TANDIS QUE LA RÉFORME de l'hôpital se concocte – pour l'instant sans eux, puisqu'ils n'ont rendez-vous que le 20 juin au ministère de la Santé –, deux intersyndicats de praticiens hospitaliers accusent les pouvoirs publics d'être «à 10000 lieues des réalités» et, plus grave, de faire de la réforme «un outil de déstabilisation de l'hôpital public».
Ensemble, la CPH (Confédération des praticiens des hôpitaux) et l'INPH (Intersyndicat national des praticiens hospitaliers) – qui revendiquent la représentation de 80 % des PH – reprochent d'abord au gouvernement sa méthode de travail. «Nous ressentons l'action de Roselyne Bachelot comme non sincère et non transparente», accuse le Dr Rachel Bocher, présidente de l'INPH.
Emblématique de la crise de confiance qui s'installe entre les PH et le ministère : la directive européenne sur le temps de travail, qui établit, entre autres, une distinction entre le temps de garde actif et le temps de garde inactif (« le Quotidien » d'hier). «C'est de la malhonnêteté intellectuelle de la part du gouvernement français que de dire “on n'appliquera pas”, déplore le Dr Michel Dru, président du Syndicat national des praticiens hospitaliers anesthésistes-réanimateurs (SNPHAR, adhérent de l'INPH). La France a bel et bien voté ces mesures qui ne vont pas dans le sens de la protection des travailleurs.»«Ceux qui ont adopté ce texte ne se rendent pas compte de la mine qu'ils viennent de déposer et qui va sauter demain. C'est une régression sociale majeure et, en dépit des déclarations tonitruantes de MmeBachelot et de M.Bertrand, la situation est terriblement inquiétante», renchérit le Dr Patrick Pelloux, président de l'AMUF (Association des médecins urgentistes de France, qui adhère à la CPH).
Tous les sujets sont glissants.
Réforme en préparation, négociations sur la retraite (la remise à plat du régime IRCANTEC doit être faite pour le 30 juin, mais deux réunions seulement ont eu lieu à ce jour pour préparer le terrain, la prochaine étant programmée mercredi prochain 18 juin), situation des 5 000 PH à temps partiel (dont l'alignement statutaire sur les pleins-temps, promis il y a deux ans et budgété, reste pour l'instant lettre morte)…, tout est aujourd'hui motif de forte inquiétude pour les deux intersyndicales. À tel point que le Dr Francis Peigné, président fondateur de l'INPH qui a vu passer les trains d'un certain nombre de réformes, s'alarme : «Il y a vingt-cinq ans, l'hôpital se portait mieux.
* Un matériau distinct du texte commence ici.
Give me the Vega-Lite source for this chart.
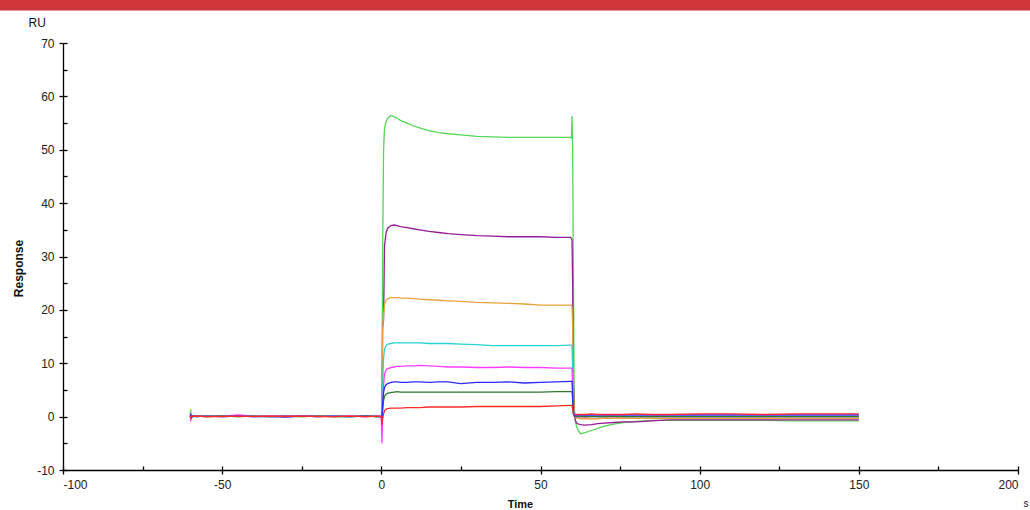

Nous n'avions pas ces interrogations sur la fin de l'hôpital public.»
Un discours millénariste ? Ils sont beaucoup, en tout cas, parmi les syndicats de PH, à partager cette sombre vision d'une institution plus ou moins délibérément attaquée, voire condamnée. «L'action gouvernementale consiste à remettre les clés d'une partie du système de santé aux mains de fonds de pension américains», juge Rachel Bocher. Pierre Faraggi décèle, lui, derrière les choix des pouvoirs publics, «l'idée d'une prise en main de la santé par le marché et de la mise en concurrence (des offreurs de soins) ». Or, avec en tête l'exemple des États-Unis, il estime que ce genre de schéma «n'est bon ni pour le service rendu au patient, ni pour le coût de la santé». À plus court terme, le président de la CPH juge que l'état de réforme permanente dans lequel est plongé l'hôpital public est extrêmement dangereux : «À mettre ainsi l'institution en ébullition permanente, on désorganise le fonctionnement de nos équipes et, pendant ce temps, les cliniques augmentent leurs parts de marché.» Président du syndicat des PH de CHU (SNPHCHU, adhérent de l'INPH), le Dr Jean-Michel Badet constate pour sa part que «les CHU se retrouvent confrontés à des cliniques qui sont de véritables navires de guerre, où les décideurs ont pris garde de ne pas dépasser la taille critique de 300 ou 400lits».
Las d'être taxés d'immobilisme, l'INPH et la CPH insistent : ils sont «réformistes». Mais ils veulent que s'organise «un vrai débat public». «Que veut-on pour l'hôpital public? Le préserver ou non? Veut-on le financer? Quelles doivent être ses missions…? Il faut se déterminer sur tous ces points», explique le Dr Bruno Devergie, président du Syndicat des praticiens des hôpitaux publics (SPHP, membre de la CPH). Et dans la perspective de la loi « Bachelot » (dite Santé, patients, territoires) de l'automne, qui inclura la réforme hospitalière, les deux intersyndicats mettent en garde : «Nous ne voulons pas d'ordonnance, nous voulons un vrai débat parlementaire où toutes les questions seront posées.»